El abogado del crimen


David Santiago Tovilla

“Es claro que en el siglo XXI vivimos una inquietante normalización de la violencia. Lo que es inminente es que la descomposición del tejido social en México es epidémica y masiva pues la cultura del narco se ha vuelto omnipresente y, en cierto modo, la fascinación que produce se ha convertido en una de las formas de la cultura dominante” apunta Naief Yehya, en su nuevo libro lanzado en septiembre pasado: Pornocultura.

Yehya es atinado. Aunque los medios de comunicación hayan modificado el tratamiento hacia las noticias generadas por el crimen organizado, el conjunto de prácticas, términos, significados, consecuencias cotidianas se han incorporado a la vida ordinaria. La cultura es información transmitida por aprendizaje social.

La violencia ha cambiado la forma de vivir, divertirse, viajar, comunicarse, entre otras. Hay una generación que ha crecido en un entorno de inseguridad muy distinto al que se vivía hace apenas no más de una década. Los mensajes violentos subieron de tono hasta entrar en una franca competencia por quién emite los más temibles. Intensidad, frecuencia, extensión, hacen que, en efecto, la práctica social –es decir la cultura– se haya violentado.

El abogado del crimen realiza esta reflexión desde el cine. Esa es la diferencia de la película de Ridley Scott, estrenada en México el 15 de noviembre, con otras más populares y taquilleras. En El infierno, por ejemplo, su éxito se sustentó en recrear e ironizar la realidad; hasta colocar un personaje inolvidable como “el cochiloco”. Esto es: la caracterización y perfiles eran esenciales para lograr la empatía del público. 

Este nuevo filme sigue un camino, en su totalidad, diferente. Aquí, no está la espectacularidad de escenas violentas, tampoco la secuela de acciones en sí. Scott logró convencer a un escritor que ha alcanzado casi la perfección narrativa en sus letras: Cormac MacCarthy para elaborar el guion. El autor de un clásico contemporáneo, Meridiano de sangre, evitó el tratamiento tradicional de la historia y les dio discurso. 

El abogado del crimen tiene la vistosidad de estrellas hollywoodenses como Brad Pitt, Cameron Díaz, Penélope Cruz y Javier Bardem pero concede mayor peso a sus palabras. Ese énfasis discursivo es lo que no ha gustado a algunos. Más que diálogos hay exposiciones. Fragmentos largos que abordan: la ética, el dolor, la desconfianza. 
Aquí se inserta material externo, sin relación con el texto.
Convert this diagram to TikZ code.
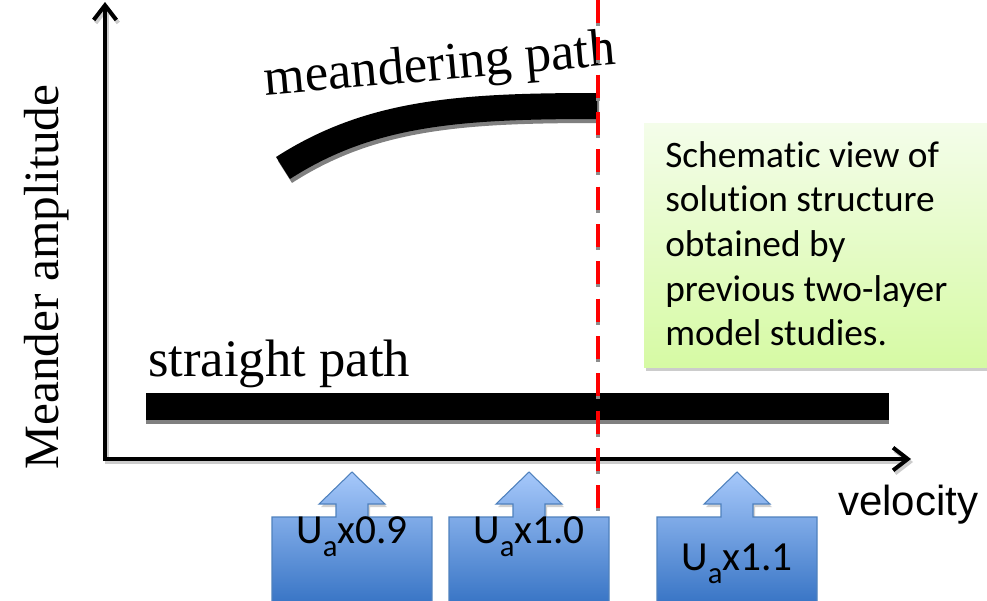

Es inusual y por momentos hasta inverosímil que la gente del crimen hable con profundidad filosófica. Pero es la manera en que MacCarthy logra dar contundencia a todo. Son aseveraciones, convencimientos, advertencias. Las frases sustituyen un porcentaje de la acción. Ese equilibrio logra colocar el tema de la violencia actual en México como algo irremediable porque se ha convertido en cultura.

Antes llegó a pensarse que las muertas de Juárez podían vincularse con un asesino serial. Con los años, ahora lo dice El abogado del crimen: el número de mujeres asesinadas es un segmento de la gran cifra de la gran cifra de cien mil muertos en el lustro pasado. Todo es parte del interés por causar más dolor: “morir es fácil” pero soportar la pérdida de un ser querido por una responsabilidad propia es mucho más complicado. 

Las conclusiones de la cinta de la mancuerna Scott-MacCarthy son lapidarias: la violencia se ha convertido en crueldad; los imperios de dinero son efímeros e impredecibles; la ganancia está por encima de todo y todo aquel que se interponga ante ella es eliminable; el negocio emparentado con la crueldad, la violencia, la deshumanización, nunca tiene un final feliz para nadie. Esa infelicidad de sus protagonistas se inocula al país entero cuando es lo que predomina.

El abogado del crimen es una película que no encaja con facilidad en un calificativo por sus particularidades. Sobre todo porque hay que verla y entenderla. Su ritmo está en lo verbal. Si se atiende este aspecto, se comprenderá su estatura.